Se in un simile quadro di scontro tra un imperialismo che aggredisce e forze borghesi che si difendono, s’inserisse un’iniziativa di classe che avesse contemporaneamente l’obiettivo di combattere la presenza dell’imperialismo e di regolare i conti con la borghesia, sarebbe bersaglio del fuoco incrociato dalle due espressioni capitalistiche.

L’imperialismo si scatenerebbe contro un’alzata di testa da parte del proletariato perché la riterrebbe ancora più pericolosa di quella nazional-borghese. In gioco non ci sarebbe più soltanto la necessità di reprimere un movimento partigiano, bensì un esempio di lotta di classe che poterebbe innescare un processo domino in tutta l’area e che avrebbe come obiettivo non solo quello di rintuzzare l’aggressività dell’imperialismo, ma metterebbe in discussione la sua stessa base economica: il capitalismo.

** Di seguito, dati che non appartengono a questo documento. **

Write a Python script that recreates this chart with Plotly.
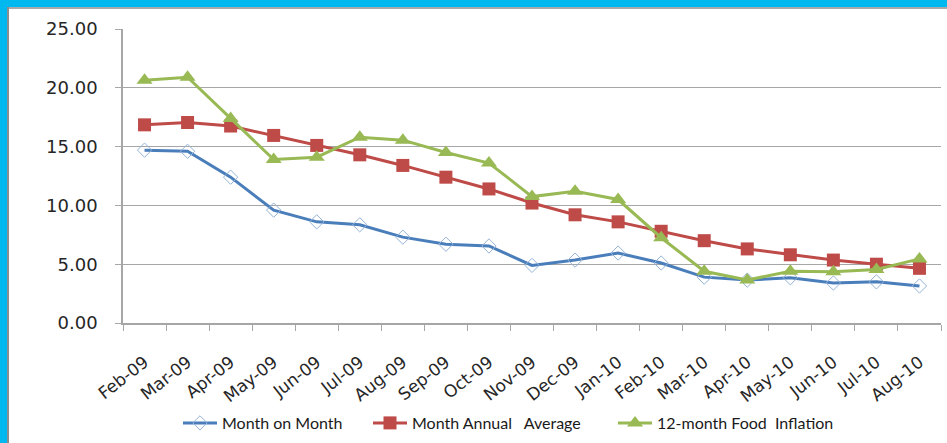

Le varie frange della borghesia si comporterebbero analogamente, perché si vedrebbero rifiutare quell’aiuto militare e di sostegno sociale dei quali non poterebbero mai fare a meno nella lotta contro l’esercito occupante. Sfuggirebbe loro di mano la manovalanza, la carne da macello su cui costruire nell’immediato l’esercito nazionalista, e per il futuro, la base di consenso al potere politico. Sia perché vedrebbero, in un incipiente movimento proletario, al pari dell’im-perialismo, il nemico mortale da aggredire, da annientare con tutti i mezzi, prima ancora di rivolgere le armi verso il nemico esterno. In questo caso non lesinerebbero ferocia, massacri e pulizia etnica, stragi e decimazioni e atti di terrorismo nei confronti di quella parte della popolazione che sostenesse un movimento proletario pur non facendone direttamente parte. La storia della lotta di classe c’insegna che la violenza proletaria non è mai terrorismo, semmai la lotta di classe è oggetto di feroci prassi terroristiche sia da parte dell’imperialismo che da parte della sua borghesia.